Pyles is far from the only area business taking clever advantage of a left-for-dead energy network. Out on Long Island, the tattered Suffolk County-based Brookhaven Rail Terminal is in the midst of a major renovation aimed in part at serving a fast-growing domestic energy market. Matthew Faruolo, an advocate for the East-of-Hudson Freight Rail Alliance, explained that Brookhaven is becoming an active node for both traditional hard goods -- such as flour for Bayport-based Wenner Bread Products -- and a center for low-cost transport and distribution of cheap domestic shale oil, gas, ethanol and other fuels. "Freight rail is three to four times more efficient than long-haul trucks," Faruolo said. Big energy companies are also sensing big money in resuscitating aged domestic energy assets. No less than Houston-based energy distribution giant Buckeye Partners ( BPL) announced that its roughly quarter-of-a-billion-dollar renovation of a Perth Amboy, N.J.-based tank terminal was completed three months ahead of schedule. "Having the ability to ship products out from our marine dock via ship or barge or move it via pipeline or truck" means that "Perth Amboy will emerge as one of the premiere marine terminals in the U.S.," Buckeye CEO Clark C. Smith told investors in a recent conference call.

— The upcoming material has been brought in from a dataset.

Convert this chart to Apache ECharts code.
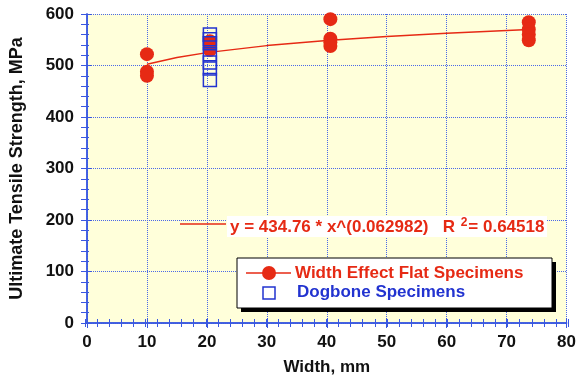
<!DOCTYPE html>
<html>
<head>
<meta charset="utf-8">
<script src="https://cdn.jsdelivr.net/npm/echarts@6/dist/echarts.min.js"></script>
<style>html,body{margin:0;padding:0;background:#fff;}#c{width:579px;height:381px;}</style>
</head>
<body>
<div id="c"></div>
<script>
const xTitle = 'Width, mm';
const yTitle = 'Ultimate Tensile Strength, MPa';
const flatName = 'Width Effect Flat Specimens';
const dogboneName = 'Dogbone Specimens';
const equationText = 'y = 434.76 * x^(0.062982)';
const r2Text = '= 0.64518';

const flatWidths = [10, 10, 10, 20.5, 20.5, 20.5, 40.6, 40.6, 40.6, 40.6, 73.7, 73.7, 73.7, 73.7];
const flatUTS = [522, 488, 480, 547, 538, 530, 590, 552, 545, 538, 584, 570, 560, 549];
const dogboneWidths = [20.5, 20.5, 20.5, 20.5, 20.5, 20.5, 20.5];
const dogboneUTS = [560, 551, 543, 522, 506, 494, 472];
const fitWidths = [10, 15, 20, 30, 40, 50, 60, 73.7];
const fitUTS = [502.6, 515.7, 525, 538.6, 548.5, 556.2, 562.7, 570];

const RED = '#e62a14';
const BLUE = '#2233d0';
const AXIS = '#3a58e0';
const FONT = '"Liberation Sans", Arial, sans-serif';

const chart = echarts.init(document.getElementById('c'), null, {renderer: 'canvas'});

function zip(a, b) { return a.map((v, i) => [v, b[i]]); }

const G = {left: 85, right: 11, top: 14, bottom: 58};
const axisLineOn = {show: true, lineStyle: {color: AXIS, width: 1.5}};
const majorTick = {show: true, inside: true, length: 5, lineStyle: {color: AXIS, width: 1}};
const minorTickAxis = {show: true, inside: true, length: 4, lineStyle: {color: AXIS, width: 1}};
const gridStyle = {type: 'dotted', color: '#4a68e8', width: 1};

function tickOnlyX(pos, gridIndex, interval, tk, line) {
  return {
    type: 'value', gridIndex: gridIndex, min: 0, max: 80, interval: interval, position: pos,
    axisLine: line ? axisLineOn : {show: false}, axisTick: tk,
    splitLine: {show: false}, axisLabel: {show: false}
  };
}
function tickOnlyY(pos, gridIndex, interval, tk, line) {
  return {
    type: 'value', gridIndex: gridIndex, min: 0, max: 600, interval: interval, position: pos,
    axisLine: line ? axisLineOn : {show: false}, axisTick: tk,
    splitLine: {show: false}, axisLabel: {show: false}
  };
}

chart.setOption({
  backgroundColor: '#ffffff',
  animation: false,
  grid: [
    Object.assign({show: true, backgroundColor: '#ffffda', borderWidth: 0}, G),
    Object.assign({show: false}, G)
  ],
  xAxis: [
    {
      type: 'value', gridIndex: 0, min: 0, max: 80, interval: 10, position: 'bottom',
      name: xTitle, nameLocation: 'middle', nameGap: 36,
      nameTextStyle: {fontFamily: FONT, fontWeight: 'bold', fontSize: 17, color: '#111'},
      axisLine: axisLineOn, axisTick: majorTick,
      splitLine: {show: true, lineStyle: gridStyle},
      axisLabel: {fontFamily: FONT, fontWeight: 'bold', fontSize: 17, color: '#111', margin: 11}
    },
    tickOnlyX('top', 0, 10, majorTick, true),
    tickOnlyX('bottom', 1, 2, minorTickAxis, false),
    tickOnlyX('top', 1, 2, minorTickAxis, false)
  ],
  yAxis: [
    {
      type: 'value', gridIndex: 0, min: 0, max: 600, interval: 100, position: 'left',
      name: yTitle, nameLocation: 'middle', nameGap: 61,
      nameTextStyle: {fontFamily: FONT, fontWeight: 'bold', fontSize: 18, color: '#111'},
      axisLine: axisLineOn, axisTick: majorTick,
      splitLine: {show: true, lineStyle: gridStyle},
      axisLabel: {fontFamily: FONT, fontWeight: 'bold', fontSize: 17, color: '#111', margin: 13}
    },
    tickOnlyY('right', 0, 100, majorTick, true),
    tickOnlyY('left', 1, 20, minorTickAxis, false),
    tickOnlyY('right', 1, 20, minorTickAxis, false)
  ],
  series: [
    {
      name: 'fit', type: 'line', xAxisIndex: 0, yAxisIndex: 0, data: zip(fitWidths, fitUTS),
      showSymbol: false, symbol: 'none', lineStyle: {color: RED, width: 1.5}, z: 2
    },
    {
      name: flatName, type: 'scatter', xAxisIndex: 0, yAxisIndex: 0, data: zip(flatWidths, flatUTS),
      symbol: 'circle', symbolSize: 14, itemStyle: {color: RED, opacity: 1}, z: 3
    },
    {
      name: dogboneName, type: 'scatter', xAxisIndex: 0, yAxisIndex: 0, data: zip(dogboneWidths, dogboneUTS),
      symbol: 'rect', symbolSize: 13,
      itemStyle: {color: 'rgba(0,0,0,0)', borderColor: BLUE, borderWidth: 1.5, opacity: 1}, z: 4
    }
  ],
  graphic: [
    {type: 'line', shape: {x1: 180, y1: 224, x2: 226, y2: 224}, style: {stroke: RED, lineWidth: 1.5}, z: 10},
    {type: 'rect', shape: {x: 227, y: 216, width: 320, height: 21}, style: {fill: '#ffffff'}, z: 10},
    {
      type: 'text', x: 230, y: 227, z: 11,
      style: {
        text: '{a|' + equationText + '}{b|   R }{s|2}{a|' + r2Text + '}',
        verticalAlign: 'middle',
        rich: {
          a: {fontFamily: FONT, fontWeight: 'bold', fontSize: 17, fill: RED},
          b: {fontFamily: FONT, fontWeight: 'bold', fontSize: 17, fill: RED},
          s: {fontFamily: FONT, fontWeight: 'bold', fontSize: 12, fill: RED, verticalAlign: 'top', padding: [0, 1, 8, 1]}
        }
      }
    },
    {type: 'rect', shape: {x: 241, y: 262, width: 315, height: 50}, style: {fill: '#000000'}, z: 10},
    {type: 'rect', shape: {x: 237, y: 258, width: 315, height: 50}, style: {fill: '#ffffff', stroke: '#000000', lineWidth: 1}, z: 11},
    {type: 'line', shape: {x1: 246, y1: 273, x2: 291, y2: 273}, style: {stroke: RED, lineWidth: 1.5}, z: 12},
    {type: 'circle', shape: {cx: 269, cy: 273, r: 7}, style: {fill: RED}, z: 12},
    {
      type: 'text', x: 295, y: 273, z: 12,
      style: {text: flatName, fontFamily: FONT, fontWeight: 'bold', fontSize: 17, fill: RED, verticalAlign: 'middle'}
    },
    {type: 'rect', shape: {x: 263, y: 287, width: 12, height: 12}, style: {fill: 'none', stroke: BLUE, lineWidth: 1.5}, z: 12},
    {
      type: 'text', x: 297, y: 292, z: 12,
      style: {text: dogboneName, fontFamily: FONT, fontWeight: 'bold', fontSize: 17, fill: BLUE, verticalAlign: 'middle'}
    }
  ]
});
</script>
</body>
</html>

It's the network of calories that will count
Investors should realize that economists drilling into this emerging, renewed domestic energy network say it will be as critical to the recovering U.S. economy as any cellphone, broadband or information-based system. I really like a book called Comeback by economic historian Charles R. Morris that breaks out the nitty-gritty of this resurgent energy platform. Morris also makes the startling -- and utterly true -- point: Unless the U.S. harnesses this energy with domestic manufacturing, our economy is doomed to become a mere energy exporter and nothing more than a "raw material colony of an Asian industrial juggernaut." None of which surprises Pyles one bit. "I never really thought about it until you asked," he told me. But one of the competitive elements he has over a Chinese company is access to cheap and plentiful natural gas. "The costs to run this business are the energy costs and the labor costs," he said. "I can't compete with China with labor. But if my energy is fair and competitive, I stand a chance."